I don’t think self-doubt ever disappears. I’m always questioning: did I really find this character’s soul? It feels like meeting someone new for the first time: what does their laugh sound like, how do they sit with their own skin? It’s part of the job to keep thinking there’s a better, truer version you can reach.
For me, doubt is fuel, but only if it’s healthy. The kind that pushes you forward, not the kind that destroys you. Before a project, I doubt everything. Once I’m on set, wearing the skin of a character, hearing “action,” I let all of it go. I have to be completely present in the moment. Doubt exists before and after. Never during.

What’s the hardest truth about acting that no one prepares you for?
One day the audience puts you on a throne. The next day they tear you down. One day they’re praising you, the next they’re throwing stones.

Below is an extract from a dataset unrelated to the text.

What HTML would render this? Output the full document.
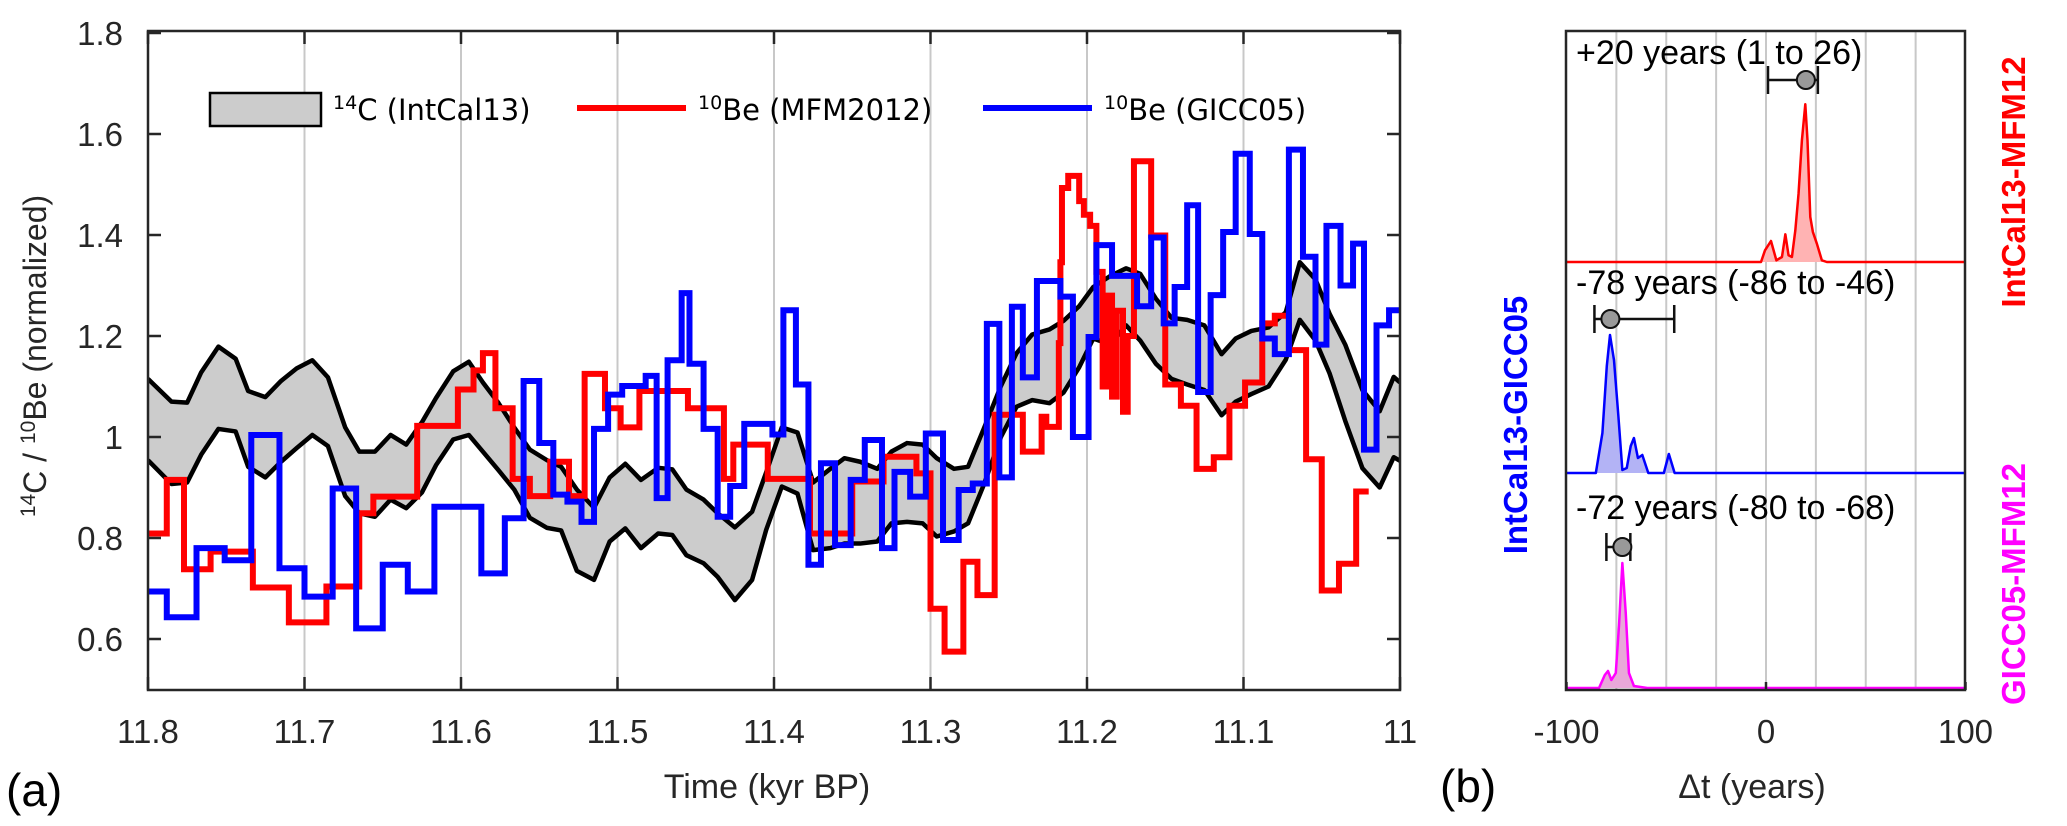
<!DOCTYPE html>
<html><head><meta charset="utf-8"><style>
html,body{margin:0;padding:0;background:#fff;}
svg{display:block;}
text{font-family:"Liberation Sans",Arial,sans-serif;}
</style></head><body>
<svg id="chart" width="2067" height="826" viewBox="0 0 2067 826" xmlns="http://www.w3.org/2000/svg">
<defs>
<clipPath id="clipA"><rect x="148" y="31" width="1252" height="659"/></clipPath>
<clipPath id="clipB"><rect x="1566" y="31" width="399" height="659"/></clipPath>
</defs>
<g id="panelA"></g>
<g id="panelB"></g>
</svg>
<script>
// ---------- Panel (a) data ----------
const envTimes = [11.800,11.785,11.775,11.766,11.755,11.744,11.736,11.725,11.715,11.705,11.695,11.685,11.674,11.665,11.655,11.645,11.635,11.625,11.616,11.605,11.595,11.586,11.576,11.566,11.556,11.545,11.536,11.526,11.515,11.505,11.495,11.485,11.474,11.465,11.456,11.445,11.436,11.425,11.414,11.405,11.395,11.385,11.375,11.364,11.355,11.345,11.334,11.325,11.315,11.305,11.296,11.285,11.276,11.266,11.255,11.245,11.235,11.224,11.215,11.205,11.196,11.185,11.175,11.166,11.156,11.146,11.136,11.125,11.114,11.105,11.095,11.084,11.073,11.064,11.054,11.045,11.035,11.024,11.013,11.004,11.000];
const envUpper = [1.115,1.070,1.068,1.128,1.179,1.155,1.091,1.079,1.111,1.136,1.152,1.118,1.019,0.971,0.971,1.004,0.985,1.029,1.077,1.130,1.149,1.108,1.067,1.019,0.975,0.954,0.941,0.896,0.860,0.920,0.947,0.915,0.939,0.936,0.896,0.876,0.849,0.821,0.852,0.930,1.019,1.009,0.910,0.937,0.958,0.951,0.937,0.971,0.988,0.985,0.958,0.937,0.941,1.016,1.101,1.166,1.203,1.213,1.230,1.259,1.297,1.319,1.334,1.323,1.274,1.236,1.232,1.221,1.164,1.195,1.210,1.217,1.247,1.346,1.312,1.244,1.183,1.093,1.051,1.119,1.108];
const envLower = [0.954,0.907,0.910,0.965,1.016,1.011,0.941,0.920,0.951,0.978,1.004,0.982,0.883,0.849,0.842,0.876,0.859,0.890,0.944,0.995,1.004,0.971,0.934,0.896,0.840,0.820,0.815,0.735,0.717,0.793,0.819,0.780,0.809,0.806,0.766,0.750,0.723,0.677,0.717,0.816,0.902,0.888,0.776,0.780,0.789,0.789,0.793,0.829,0.832,0.829,0.803,0.813,0.829,0.905,1.000,1.060,1.073,1.067,1.088,1.138,1.195,1.183,1.221,1.191,1.145,1.115,1.104,1.093,1.043,1.070,1.085,1.100,1.153,1.232,1.191,1.126,1.032,0.938,0.900,0.960,0.953];

const redEdges = [11.800,11.788,11.777,11.760,11.733,11.710,11.686,11.665,11.656,11.628,11.602,11.592,11.586,11.578,11.567,11.556,11.543,11.531,11.521,11.508,11.498,11.486,11.455,11.432,11.426,11.404,11.377,11.350,11.330,11.309,11.300,11.291,11.279,11.270,11.259,11.241,11.229,11.226,11.218,11.217,11.216,11.212,11.205,11.202,11.198,11.194,11.190,11.187,11.184,11.181,11.177,11.174,11.170,11.159,11.150,11.140,11.130,11.119,11.109,11.099,11.088,11.080,11.071,11.060,11.050,11.039,11.028,11.020];
const redValues = [0.809,0.915,0.738,0.773,0.702,0.633,0.704,0.849,0.882,1.022,1.094,1.132,1.166,1.057,0.917,0.883,0.951,0.883,1.125,1.057,1.019,1.091,1.057,0.917,0.985,0.917,0.809,0.912,0.961,0.928,0.660,0.575,0.753,0.687,1.044,0.971,1.040,1.020,1.186,1.346,1.493,1.517,1.467,1.440,1.418,1.327,1.100,1.280,1.080,1.250,1.050,1.200,1.546,1.399,1.104,1.062,0.937,0.960,1.062,1.108,1.225,1.240,1.172,0.956,0.696,0.749,0.892];

const blueEdges = [11.800,11.788,11.769,11.751,11.734,11.716,11.700,11.682,11.667,11.650,11.634,11.617,11.587,11.572,11.560,11.550,11.541,11.532,11.523,11.515,11.506,11.497,11.482,11.475,11.468,11.459,11.454,11.445,11.436,11.428,11.419,11.401,11.394,11.386,11.378,11.370,11.361,11.351,11.342,11.331,11.323,11.313,11.303,11.292,11.282,11.273,11.264,11.256,11.248,11.241,11.232,11.217,11.209,11.199,11.194,11.184,11.168,11.159,11.151,11.144,11.136,11.129,11.121,11.113,11.105,11.096,11.088,11.080,11.071,11.062,11.054,11.047,11.038,11.030,11.023,11.015,11.007,11.000];
const blueValues = [0.694,0.643,0.780,0.756,1.004,0.740,0.684,0.898,0.621,0.747,0.694,0.862,0.730,0.839,1.111,0.988,0.886,0.872,0.832,1.016,1.084,1.101,1.121,0.879,1.152,1.285,1.145,1.016,0.842,0.903,1.026,1.005,1.251,1.104,0.747,0.948,0.786,0.915,0.994,0.780,0.931,0.882,1.007,0.796,0.895,0.908,1.224,0.920,1.258,1.118,1.309,1.278,1.000,1.198,1.380,1.319,1.259,1.395,1.225,1.297,1.459,1.089,1.281,1.406,1.561,1.402,1.195,1.164,1.569,1.357,1.183,1.418,1.300,1.383,0.975,1.221,1.251];

const xTicksA = [11.8,11.7,11.6,11.5,11.4,11.3,11.2,11.1,11.0];
const xTickLabelsA = ["11.8","11.7","11.6","11.5","11.4","11.3","11.2","11.1","11"];
const yTicksA = [0.6,0.8,1.0,1.2,1.4,1.6,1.8];
const yTickLabelsA = ["0.6","0.8","1","1.2","1.4","1.6","1.8"];

// ---------- Panel (b) data ----------
const redPdfDt = [-2.5,-0.5,2.5,5.2,8,9.7,11.3,13,14.7,16.3,18,19.7,20.8,22.2,23.5,25.5,28,30.5];
const redPdfDens = [0,11.7,21,1.7,5,27.7,6.7,5,31.7,68,121.7,157.7,121.7,45,30,18.3,1.7,0];
const bluePdfDt = [-85.3,-82,-79.8,-78.2,-76.2,-74,-72,-69.8,-67.8,-66.2,-64.2,-62,-59,-51.2,-48.7,-45.8];
const bluePdfDens = [0,40,107,138,113,57,3,5,27,35,15,18,0,0,19,0];
const magPdfDt = [-83.7,-80.8,-79.2,-77.5,-75.3,-73.7,-72,-70.3,-68.7,-66.2,-59.5];
const magPdfDens = [0,13,17,8,15,62,125,75,15,2,0];
const estimates = [
  {best:20, lo:1, hi:26},
  {best:-78, lo:-86, hi:-46},
  {best:-72, lo:-80, hi:-68}
];
const estimateLabels = ["+20 years (1 to 26)","-78 years (-86 to -46)","-72 years (-80 to -68)"];
const xTicksB = [-100,0,100];
const xTickLabelsB = ["-100","0","100"];
const gridB = [-75,-50,-25,0,25,50,75];

// ---------- helpers ----------
const NS = "http://www.w3.org/2000/svg";
function mk(tag, attrs, parent){ const e=document.createElementNS(NS,tag); for(const k in attrs) e.setAttribute(k,attrs[k]); parent.appendChild(e); return e; }

const A = {x0:148, x1:1400, y0:31, y1:690};
function xA(t){ return A.x0 + (11.8 - t) * 1565; }
function yA(v){ return 437 - (v - 1) * 505; }

const gA = document.getElementById('panelA');

xTicksA.forEach((t,i)=>{
  if(i===0||i===xTicksA.length-1) return;
  const l = mk('line',{x1:xA(t),x2:xA(t),y1:A.y0,y2:A.y1,stroke:'#c8c8c8','stroke-width':2},gA);
  
  
});

const plotA = mk('g',{'clip-path':'url(#clipA)'},gA);



let pts = envTimes.map((t,i)=>xA(t)+','+yA(envUpper[i]));
let ptsL = envTimes.map((t,i)=>xA(t)+','+yA(envLower[i])).reverse();
const band = mk('polygon',{points:pts.concat(ptsL).join(' '),fill:'#cccccc',stroke:'none'},plotA);


const up = mk('polyline',{points:pts.join(' '),fill:'none',stroke:'#000','stroke-width':4.5,'stroke-linejoin':'round'},plotA);


const lo = mk('polyline',{points:envTimes.map((t,i)=>xA(t)+','+yA(envLower[i])).join(' '),fill:'none',stroke:'#000','stroke-width':4.5,'stroke-linejoin':'round'},plotA);



function stepPath(edges, vals){
  const n = Math.min(vals.length, edges.length-1);
  let d = 'M'+xA(edges[0])+' '+yA(vals[0]);
  for(let i=0;i<n;i++){
    if(i>0) d += ' V'+yA(vals[i]);
    d += ' H'+xA(edges[i+1]);
  }
  return d;
}
const red = mk('path',{d:stepPath(redEdges,redValues),fill:'none',stroke:'#ff0000','stroke-width':6,'stroke-linejoin':'miter'},plotA);


const blue = mk('path',{d:stepPath(blueEdges,blueValues),fill:'none',stroke:'#0000ff','stroke-width':6,'stroke-linejoin':'miter'},plotA);



const frA = mk('rect',{x:A.x0,y:A.y0,width:A.x1-A.x0,height:A.y1-A.y0,fill:'none',stroke:'#262626','stroke-width':2.5},gA);



xTicksA.forEach((t,i)=>{
  const x=xA(t);
  const tk = mk('path',{d:`M${x} ${A.y1} V${A.y1-13} M${x} ${A.y0} V${A.y0+13}`,stroke:'#262626','stroke-width':2.5},gA);
  
  
  const tx = mk('text',{x:x,y:743,'font-size':33,fill:'#262626','text-anchor':'middle'},gA);
  tx.textContent = xTickLabelsA[i];
  
  
});
yTicksA.forEach((v,i)=>{
  const y=yA(v);
  const tk = mk('path',{d:`M${A.x0} ${y} H${A.x0+13} M${A.x1} ${y} H${A.x1-13}`,stroke:'#262626','stroke-width':2.5},gA);
  
  
  const tx = mk('text',{x:123,y:y+12,'font-size':33,fill:'#262626','text-anchor':'end'},gA);
  tx.textContent = yTickLabelsA[i];
  
  
});
</script>
<script>
(function(){
const gA=document.getElementById('panelA');
gA.insertAdjacentHTML('beforeend',`
<text x="767" y="798" font-size="34" fill="#262626" text-anchor="middle">Time (kyr BP)</text>
<text transform="translate(46,356) rotate(-90)" font-size="32" fill="#262626" text-anchor="middle"><tspan font-size="21" dy="-11">14</tspan><tspan dy="11">C / </tspan><tspan font-size="21" dy="-11">10</tspan><tspan dy="11">Be (normalized)</tspan></text>
<text x="6" y="806" font-size="46" fill="#000">(a)</text>
<g>
 <rect x="210" y="93" width="111" height="33" fill="#cccccc" stroke="#000" stroke-width="2.5"/>
 <text x="333" y="120" font-size="29" fill="#000" style="font-family:'DejaVu Sans',sans-serif"><tspan font-size="19" dy="-11">14</tspan><tspan dy="11">C (IntCal13)</tspan></text>
 <line x1="577" x2="686" y1="108" y2="108" stroke="#ff0000" stroke-width="6"/>
 <text x="698" y="120" font-size="29" fill="#000" style="font-family:'DejaVu Sans',sans-serif"><tspan font-size="19" dy="-11">10</tspan><tspan dy="11">Be (MFM2012)</tspan></text>
 <line x1="983" x2="1092" y1="108" y2="108" stroke="#0000ff" stroke-width="6"/>
 <text x="1104" y="120" font-size="29" fill="#000" style="font-family:'DejaVu Sans',sans-serif"><tspan font-size="19" dy="-11">10</tspan><tspan dy="11">Be (GICC05)</tspan></text>
</g>`);
})();
</script>
<script>
const B = {x0:1566, x1:1965, y0:31, y1:690};
function xB(d){ return 1766 + d * 1.995; }
const subBase = [262, 473, 688];
const densScale = 1.0;
const gB = document.getElementById('panelB');

gridB.forEach(d=>{
  const l = mk('line',{x1:xB(d),x2:xB(d),y1:B.y0,y2:B.y1,stroke:'#c8c8c8','stroke-width':2},gB);
  
  
});

const pdfs = [
  {dt:redPdfDt, dens:redPdfDens, stroke:'#ff0000', fill:'#ffb3b3', name:'pdf-intcal13-mfm12'},
  {dt:bluePdfDt, dens:bluePdfDens, stroke:'#0000ff', fill:'#b3b3f5', name:'pdf-intcal13-gicc05'},
  {dt:magPdfDt, dens:magPdfDens, stroke:'#ff00ff', fill:'#e8a8d8', name:'pdf-gicc05-mfm12'}
];
const plotB = mk('g',{'clip-path':'url(#clipB)'},gB);


pdfs.forEach((p,k)=>{
  const base = subBase[k];
  const line = p.dt.map((d,i)=>xB(d)+','+(base - p.dens[i]*densScale));
  const area = mk('polygon',{points:[xB(p.dt[0])+','+base].concat(line,[xB(p.dt[p.dt.length-1])+','+base]).join(' '),fill:p.fill,stroke:'none'},plotB);
  
  
  const pl = mk('polyline',{points:[B.x0+','+base].concat(line,[B.x1+','+base]).join(' '),fill:'none',stroke:p.stroke,'stroke-width':2.5,'stroke-linejoin':'round'},plotB);
  
  
});

const textY = [64, 294, 519];
const barY = [80, 319, 547];
estimates.forEach((e,k)=>{
  const t = mk('text',{x:1576,y:textY[k],'font-size':34,fill:'#000'},gB);
  t.textContent = estimateLabels[k];
  
  
  const y = barY[k];
  const eb = mk('path',{d:`M${xB(e.lo)} ${y} H${xB(e.hi)} M${xB(e.lo)} ${y-14} V${y+14} M${xB(e.hi)} ${y-14} V${y+14}`,stroke:'#111','stroke-width':2.5,fill:'none'},gB);
  
  
  const c = mk('circle',{cx:xB(e.best),cy:y,r:9,fill:'#999',stroke:'#111','stroke-width':2},gB);
  
  
});

const frB = mk('rect',{x:B.x0,y:B.y0,width:B.x1-B.x0,height:B.y1-B.y0,fill:'none',stroke:'#262626','stroke-width':2.5},gB);


xTicksB.forEach((d,i)=>{
  const tk = mk('line',{x1:xB(d),x2:xB(d),y1:B.y1,y2:B.y1-8,stroke:'#262626','stroke-width':2.5},gB);
  
  
  const tx = mk('text',{x:xB(d),y:743,'font-size':33,fill:'#262626','text-anchor':'middle'},gB);
  tx.textContent = xTickLabelsB[i];
  
  
});
gB.insertAdjacentHTML('beforeend',`
<text x="1752" y="798" font-size="34" fill="#262626" text-anchor="middle">Δt (years)</text>
<text x="1440" y="802" font-size="46" fill="#000">(b)</text>
<text transform="translate(2025,182) rotate(-90)" font-size="33" font-weight="bold" fill="#ff0000" text-anchor="middle">IntCal13-MFM12</text>
<text transform="translate(2025,584) rotate(-90)" font-size="33" font-weight="bold" fill="#ff00ff" text-anchor="middle">GICC05-MFM12</text>
<text transform="translate(1527,425) rotate(-90)" font-size="33" font-weight="bold" fill="#0000ff" text-anchor="middle">IntCal13-GICC05</text>
`);
</script>
</body></html>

You have to be mentally ready for both — the highs and the lows — without letting either one define you. It’s brutal, but public opinion is part of the job.

After 15 years working across genres, languages, and continents, what do you think Egyptian cinema is becoming?
I feel Egyptian cinema is in a much better place now than it was before. There’s fresh blood, new energy, real hunger. You can feel that actors have fire in them again.
Right now, I genuinely feel we’re entering a new era for Arab cinema as a whole. With major markets opening in Saudi and the UAE, the competition has risen, and suddenly we’re standing next to American films and actually competing. We’re creating cinema that expresses real life — films people on the street can relate to.

We’re finally moving away from the recycled formulas of the 2000s. ‘Siko Siko,’ ‘El Harifa,’ all these films proved loudly that we can make cinema that looks like us, speaks like us, carries our flavour, and still succeeds commercially and brings in money. That’s the direction we’re heading toward: films that feel authentically ours, and look like us.
Egyptian cinema has always been historic. Now it’s becoming contemporary again.